4- probabilmente la maggioranza degli iscritti PD renitenti al tesseramento fa riferimento alla forma partito pre-renziana, che il premier ha di fatto squalificato e implicitamente rottamato assieme alla vecchia classe dirigente post-comunista, perdente alle primarie ed ormai minoritaria;

5-vecchi e nuovi oppositori interni devono tuttavia avviare una riflessione critica sulla propria incapacità a trattenere i vecchi iscritti, senza parlare del flop nell'attrarne di nuovi specie tra le nuove generazioni dei nativi digitali;

6-il 41% delle europee ha confermato l'attrattività renziana verso l'elettorato "liquido", che è inversamente proporzionale a quella esercitata sugli iscritti vecchio stampo, di cui ha apertamente dichiarato di voler prescindere nelle scelte politiche di fondo;

7-d'altra parte dopo la stagione della partecipazione di base alle primarie il marchio delle scelte riformatrici governative è andato in direzione opposta, prima con l'elezione di II livello delle province ed ora con quella ancor più marcata del senato, entrambe a rischio di consociativismo modello Nazareno di periferia, logiche spartitorie, chiusura castale etc..;

8-il vecchio iscritto si è così trovato spaesato e schiacciato, da un lato, dallo scavalcamento da parte del popolo delle primarie e, dall'altro, dalla logica opposta delle elezioni di II livello, spesso inquinate da dinamiche correntizie, poco leggibili, autoreferenziali (autoreferenziane?) e con poche possibilità di influenza da parte della base degli iscritti/militanti; logico e naturale che non abbia rinnovato la tessera e disertato pure le recenti primarie, specie dopo le ultime infelici frasi di Renzi (si vincono le elezioni con i voti e non con gli iscritti, quasi un invito alla defezione) e l'attacco quasi quotidiano al sindacato;

9-insomma, facendo appello alle categorie interpretative à la Hirschmann, la lealtà dell'iscritto/militante storico ex-PCI è stata messa a dura prova dagli strappi renziani, sia quelli simbolici sia quelli più politici, come l' "attacco" all'articolo 18; constatata l'impraticabilità della voce, dopo le maggioranze bulgare alle primarie e il trionfo europeo, all’opposizione interna  visti i rapporti di forza negli organi di partito non resta che agitare lo spauracchio dell'uscita in blocco, anticipata dalla lenta e silenziosa defezione di fatto dei propri iscritti/simpatizzanti; 

10-conclusione: la forma partito novecentesca è ormai in fase di esaurimento irreversibile e non saranno certo le minoranze interne a fermare un declino in atto da lustri e tanto meno nuove aggregazioni di gruppi radicali nell’ennesimo micro-partito della sinistra.

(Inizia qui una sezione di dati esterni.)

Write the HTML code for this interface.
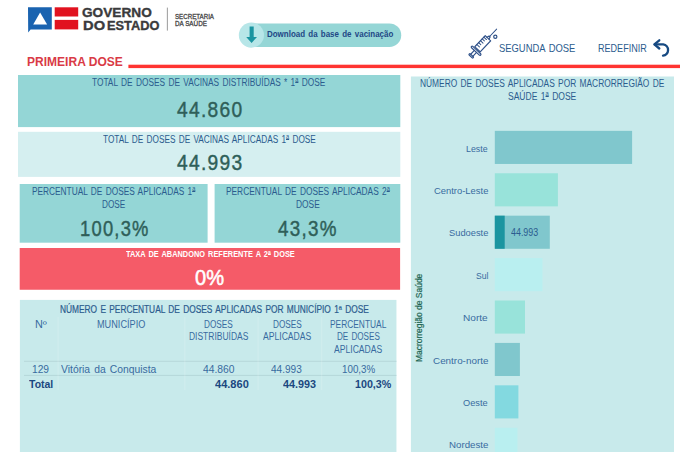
<!DOCTYPE html>
<html><head><meta charset="utf-8"><title>Primeira Dose</title>
<style>
html,body{margin:0;padding:0;background:#fff;}
body{width:680px;height:452px;position:relative;overflow:hidden;font-family:"Liberation Sans",sans-serif;}
.b{position:absolute;}
.t{position:absolute;white-space:nowrap;line-height:1;transform-origin:0 0;font-family:"Liberation Sans",sans-serif;}
svg{position:absolute;left:0;top:0;}
</style></head><body>
<svg width="680" height="452" viewBox="0 0 680 452">
  <rect x="18" y="75" width="382.3" height="52.1" fill="#94d6d6"/>
  <rect x="18" y="131.8" width="382.3" height="45.1" fill="#d5eff0"/>
  <rect x="19.7" y="184" width="187.9" height="58.7" fill="#94d6d6"/>
  <rect x="214.6" y="184" width="185.7" height="58.7" fill="#94d6d6"/>
  <rect x="19.7" y="248" width="380.4" height="41.75" fill="#f55b68"/>
  <rect x="19.9" y="299.9" width="376.55" height="153.1" fill="#c8eaeb"/>
  <rect x="410.9" y="76.5" width="263.1" height="376.5" fill="#c8eaeb"/>
  <rect x="128.4" y="64.7" width="552.6" height="3.4" fill="#ff3431"/>
  <rect x="24" y="360.8" width="372.45" height="0.9" fill="#b4d5d8"/>
  <rect x="24" y="374.9" width="372.45" height="0.9" fill="#b4d5d8"/>
  <rect x="57.6" y="317" width="0.9" height="73" fill="#ffffff" fill-opacity="0.2"/>
  <rect x="184.4" y="317" width="0.9" height="73" fill="#ffffff" fill-opacity="0.2"/>
  <rect x="257.6" y="317" width="0.9" height="73" fill="#ffffff" fill-opacity="0.2"/>
  <rect x="321.3" y="317" width="0.9" height="73" fill="#ffffff" fill-opacity="0.2"/>
  <rect x="244" y="23.4" width="157.2" height="23.5" rx="11.75" fill="#95d6d6"/>
  <circle cx="251.4" cy="35.1" r="12.6" fill="#b7e6e8"/>
  <rect x="494.8" y="130.86" width="137.3" height="33.1" fill="#80c7cd"/>
  <rect x="494.8" y="173.27" width="63.1" height="33.1" fill="#98e3da"/>
  <rect x="494.8" y="215.68" width="55.0" height="33.1" fill="#80c7cd"/>
  <rect x="494.8" y="215.68" width="9.9" height="33.1" fill="#1b95a0"/>
  <rect x="494.8" y="258.09" width="47.7" height="33.1" fill="#b9eff0"/>
  <rect x="494.8" y="300.5" width="30.2" height="33.1" fill="#98e3da"/>
  <rect x="494.8" y="342.91" width="25.1" height="33.1" fill="#80c7cd"/>
  <rect x="494.8" y="385.32" width="23.6" height="33.1" fill="#83d9e0"/>
  <rect x="494.8" y="427.73" width="22.7" height="33.1" fill="#b9eff0"/>
</svg>
<!-- icons -->
<svg width="680" height="452" viewBox="0 0 680 452">
  <!-- logo -->
  <path d="M28 7.3 H51.8 V29.4 H30.6 L28.2 32.4 Z" fill="#1a63b0"/>
  <path d="M40.1 12.6 L47.1 24.5 H33.2 Z" fill="#fff"/>
  <rect x="54.7" y="7.3" width="23.5" height="9.2" fill="#e1121f"/>
  <rect x="54.7" y="19.9" width="23.5" height="9.5" fill="#e1121f"/>
  <rect x="166.9" y="7.6" width="0.75" height="23" fill="#7a7a7a"/>
  <!-- download arrow -->
  <path d="M249.6 26.5 H253.7 V37 H257 L251.6 42.9 L246.2 37 H249.6 Z" fill="#1b95a1"/>
  <!-- syringe -->
  <g transform="translate(477.5,49.25) rotate(-46.5)" fill="none" stroke="#2f5189" stroke-width="1.15" stroke-linecap="round" stroke-linejoin="round">
    <rect x="0" y="-3.75" width="15.2" height="7.5"/>
    <path d="M15.2 -1.3 L17.6 -0.7 V0.7 L15.2 1.3"/>
    <path d="M17.6 0 H27.8" stroke-width="1"/>
    <rect x="-3" y="-6.3" width="1.9" height="12.6" rx="0.9"/>
    <path d="M-3 -1.5 H-8.3 M-3 1.5 H-8.3"/>
    <rect x="-9.9" y="-2.7" width="1.6" height="5.4" rx="0.6"/>
    <path d="M3 -3.75 V-0.2 M5.6 -3.75 V-0.8 M8.2 -3.75 V-0.2 M10.8 -3.75 V-0.8 M13.2 -3.75 V-0.2" stroke-width="1"/>
  </g>
  <circle cx="495.3" cy="36.8" r="1.6" fill="none" stroke="#2d4f85" stroke-width="1.2"/>
  <!-- undo -->
  <g fill="none" stroke="#174a82" stroke-width="2.3" stroke-linecap="round" stroke-linejoin="round">
    <path d="M659.3 40.3 L654.4 44.4 L659.3 48.5"/>
    <path d="M654.8 44.4 H663.2 A5.7 5.7 0 0 1 663 55.7"/>
  </g>
</svg>
<span class="t" style="left:82.20px;top:5.74px;font-size:13.3px;font-weight:700;color:#3a3a3c;transform:scaleX(1.0267);-webkit-text-stroke:0.35px #3a3a3c;">GOVERNO</span>
<span class="t" style="left:82.90px;top:18.54px;font-size:13.3px;font-weight:700;color:#3a3a3c;transform:scaleX(1.1076);-webkit-text-stroke:0.35px #3a3a3c;">DO</span>
<span class="t" style="left:106.90px;top:18.54px;font-size:13.3px;font-weight:700;color:#3a3a3c;transform:scaleX(0.9628);-webkit-text-stroke:0.35px #3a3a3c;">ESTADO</span>
<span class="t" style="left:174.80px;top:14.08px;font-size:6.4px;font-weight:400;color:#444;transform:scaleX(0.9659);-webkit-text-stroke:0.28px #444;">SECRETARIA</span>
<span class="t" style="left:174.80px;top:20.88px;font-size:6.4px;font-weight:400;color:#444;transform:scaleX(0.9868);-webkit-text-stroke:0.28px #444;">DA SAÚDE</span>
<span class="t" style="left:266.60px;top:30.11px;font-size:9.2px;font-weight:700;color:#1e4785;transform:scaleX(0.8666);word-spacing:1.2px;">Download da base de vacinação</span>
<span class="t" style="left:26.60px;top:54.91px;font-size:13.1px;font-weight:700;color:#d93a46;transform:scaleX(0.9187);">PRIMEIRA DOSE</span>
<span class="t" style="left:498.60px;top:43.14px;font-size:10.7px;font-weight:400;color:#2b5c8e;transform:scaleX(0.8797);word-spacing:1.2px;">SEGUNDA DOSE</span>
<span class="t" style="left:597.60px;top:43.14px;font-size:10.7px;font-weight:400;color:#2b5c8e;transform:scaleX(0.8471);">REDEFINIR</span>
<span class="t" style="left:92.10px;top:77.83px;font-size:10px;font-weight:400;color:#2b5c8e;transform:scaleX(0.8323);word-spacing:1.2px;">TOTAL DE DOSES DE VACINAS DISTRIBUÍDAS * 1<span style="font-size:0.68em;line-height:0;vertical-align:0.56em;text-decoration:underline;text-underline-offset:0.05em">a</span> DOSE</span>
<span class="t" style="left:176.50px;top:99.32px;font-size:22.3px;font-weight:400;color:#2f5f59;transform:scaleX(0.8613);-webkit-text-stroke:0.45px #2f5f59;letter-spacing:1.5px;">44.860</span>
<span class="t" style="left:102.60px;top:134.63px;font-size:10px;font-weight:400;color:#2b5c8e;transform:scaleX(0.8248);word-spacing:1.2px;">TOTAL DE DOSES DE VACINAS APLICADAS 1<span style="font-size:0.68em;line-height:0;vertical-align:0.56em;text-decoration:underline;text-underline-offset:0.05em">a</span> DOSE</span>
<span class="t" style="left:176.50px;top:152.32px;font-size:22.3px;font-weight:400;color:#2f5f59;transform:scaleX(0.8613);-webkit-text-stroke:0.45px #2f5f59;letter-spacing:1.5px;">44.993</span>
<span class="t" style="left:32.10px;top:187.13px;font-size:10px;font-weight:400;color:#2b5c8e;transform:scaleX(0.8306);word-spacing:1.2px;">PERCENTUAL DE DOSES APLICADAS 1<span style="font-size:0.68em;line-height:0;vertical-align:0.56em;text-decoration:underline;text-underline-offset:0.05em">a</span></span>
<span class="t" style="left:102.10px;top:199.63px;font-size:10px;font-weight:400;color:#2b5c8e;transform:scaleX(0.8221);">DOSE</span>
<span class="t" style="left:80.00px;top:217.92px;font-size:22.3px;font-weight:400;color:#2f5f59;transform:scaleX(0.8229);-webkit-text-stroke:0.45px #2f5f59;letter-spacing:1.5px;">100,3%</span>
<span class="t" style="left:225.60px;top:187.13px;font-size:10px;font-weight:400;color:#2b5c8e;transform:scaleX(0.8331);word-spacing:1.2px;">PERCENTUAL DE DOSES APLICADAS 2<span style="font-size:0.68em;line-height:0;vertical-align:0.56em;text-decoration:underline;text-underline-offset:0.05em">a</span></span>
<span class="t" style="left:295.60px;top:199.63px;font-size:10px;font-weight:400;color:#2b5c8e;transform:scaleX(0.8397);">DOSE</span>
<span class="t" style="left:277.60px;top:217.92px;font-size:22.3px;font-weight:400;color:#2f5f59;transform:scaleX(0.8435);-webkit-text-stroke:0.45px #2f5f59;letter-spacing:1.5px;">43,3%</span>
<span class="t" style="left:125.60px;top:250.40px;font-size:8.5px;font-weight:700;color:#ffffff;transform:scaleX(0.8695);word-spacing:1.2px;">TAXA DE ABANDONO REFERENTE A 2<span style="font-size:0.68em;line-height:0;vertical-align:0.56em;text-decoration:underline;text-underline-offset:0.05em">a</span> DOSE</span>
<span class="t" style="left:195.00px;top:266.52px;font-size:22.3px;font-weight:400;color:#ffffff;transform:scaleX(0.8997);-webkit-text-stroke:0.55px #fff;">0%</span>
<span class="t" style="left:59.60px;top:304.64px;font-size:10px;font-weight:400;color:#2b5c8e;transform:scaleX(0.8339);-webkit-text-stroke:0.2px #2b5c8e;word-spacing:1.2px;">NÚMERO E PERCENTUAL DE DOSES APLICADAS POR MUNICÍPIO 1ª DOSE</span>
<span class="t" style="left:34.60px;top:319.64px;font-size:10px;font-weight:400;color:#386aa0;transform:scaleX(1.0851);">Nº</span>
<span class="t" style="left:96.60px;top:319.64px;font-size:10px;font-weight:400;color:#386aa0;transform:scaleX(0.9151);">MUNICÍPIO</span>
<span class="t" style="left:204.10px;top:319.64px;font-size:10px;font-weight:400;color:#386aa0;transform:scaleX(0.8225);">DOSES</span>
<span class="t" style="left:189.10px;top:332.14px;font-size:10px;font-weight:400;color:#386aa0;transform:scaleX(0.8470);">DISTRIBUÍDAS</span>
<span class="t" style="left:272.60px;top:319.64px;font-size:10px;font-weight:400;color:#386aa0;transform:scaleX(0.8225);">DOSES</span>
<span class="t" style="left:262.60px;top:332.14px;font-size:10px;font-weight:400;color:#386aa0;transform:scaleX(0.8603);">APLICADAS</span>
<span class="t" style="left:330.10px;top:319.64px;font-size:10px;font-weight:400;color:#386aa0;transform:scaleX(0.8372);">PERCENTUAL</span>
<span class="t" style="left:337.10px;top:332.14px;font-size:10px;font-weight:400;color:#386aa0;transform:scaleX(0.8092);word-spacing:1.2px;">DE DOSES</span>
<span class="t" style="left:334.10px;top:344.64px;font-size:10px;font-weight:400;color:#386aa0;transform:scaleX(0.8603);">APLICADAS</span>
<span class="t" style="left:32.10px;top:364.46px;font-size:10.5px;font-weight:400;color:#386aa0;transform:scaleX(0.9725);">129</span>
<span class="t" style="left:60.60px;top:364.46px;font-size:10.5px;font-weight:400;color:#386aa0;transform:scaleX(0.9847);word-spacing:1.2px;">Vitória da Conquista</span>
<span class="t" style="left:202.60px;top:364.46px;font-size:10.5px;font-weight:400;color:#386aa0;transform:scaleX(0.9821);">44.860</span>
<span class="t" style="left:270.60px;top:364.46px;font-size:10.5px;font-weight:400;color:#386aa0;transform:scaleX(0.9588);">44.993</span>
<span class="t" style="left:341.60px;top:364.46px;font-size:10.5px;font-weight:400;color:#386aa0;transform:scaleX(0.9347);">100,3%</span>
<span class="t" style="left:28.60px;top:378.91px;font-size:10.5px;font-weight:700;color:#1b4780;transform:scaleX(0.9995);">Total</span>
<span class="t" style="left:215.35px;top:378.91px;font-size:10.5px;font-weight:700;color:#1b4780;transform:scaleX(1.0521);">44.860</span>
<span class="t" style="left:283.35px;top:378.91px;font-size:10.5px;font-weight:700;color:#1b4780;transform:scaleX(1.0288);">44.993</span>
<span class="t" style="left:355.10px;top:378.91px;font-size:10.5px;font-weight:700;color:#1b4780;transform:scaleX(1.0189);">100,3%</span>
<span class="t" style="left:420.10px;top:79.13px;font-size:10px;font-weight:400;color:#2b5c8e;transform:scaleX(0.8375);word-spacing:1.2px;">NÚMERO DE DOSES APLICADAS POR MACRORREGIÃO DE</span>
<span class="t" style="left:507.60px;top:92.13px;font-size:10px;font-weight:400;color:#2b5c8e;transform:scaleX(0.8526);word-spacing:1.2px;">SAÚDE 1<span style="font-size:0.68em;line-height:0;vertical-align:0.56em;text-decoration:underline;text-underline-offset:0.05em">a</span> DOSE</span>
<span class="t" style="left:466.35px;top:143.52px;font-size:9.9px;font-weight:400;color:#386aa0;transform:scaleX(0.8957);">Leste</span>
<span class="t" style="left:433.60px;top:185.93px;font-size:9.9px;font-weight:400;color:#386aa0;transform:scaleX(0.9528);">Centro-Leste</span>
<span class="t" style="left:448.60px;top:228.34px;font-size:9.9px;font-weight:400;color:#386aa0;transform:scaleX(0.9441);">Sudoeste</span>
<span class="t" style="left:475.60px;top:270.75px;font-size:9.9px;font-weight:400;color:#386aa0;transform:scaleX(0.8683);">Sul</span>
<span class="t" style="left:463.35px;top:313.16px;font-size:9.9px;font-weight:400;color:#386aa0;transform:scaleX(1.0204);">Norte</span>
<span class="t" style="left:432.60px;top:355.57px;font-size:9.9px;font-weight:400;color:#386aa0;transform:scaleX(0.9993);">Centro-norte</span>
<span class="t" style="left:463.35px;top:397.98px;font-size:9.9px;font-weight:400;color:#386aa0;transform:scaleX(0.9352);">Oeste</span>
<span class="t" style="left:448.60px;top:440.39px;font-size:9.9px;font-weight:400;color:#386aa0;transform:scaleX(0.9831);">Nordeste</span>
<span class="t" style="left:510.60px;top:228.40px;font-size:10.4px;font-weight:400;color:#2b5c8e;transform:scaleX(0.8559);">44.993</span>
<span class="t" style="left:414.6px;top:361.6px;font-size:9px;color:#1f6652;-webkit-text-stroke:0.2px #1f6652;transform:rotate(-90deg) scaleX(0.9387);">Macrorregião de Saúde</span>
</body></html>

Forse la vecchia forma partito potrebbe essere affiancata e rivitalizzata da nuove energie, a prescindere da vecchie contrapposizioni interne, se solo si riuscisse a mantenere un canale di comunicazione/relazione con il popolo informe e disperso delle primarie. Servono però nuovi canali comunicativi, linguaggi e strumenti adeguati, come ad esempio la proposta delle doparie. In caso contrario verrà decretata la nascita di una nuova forma-partito, leggera e liquida se non gassosa, personalistica e pacificamente autoreferenziana!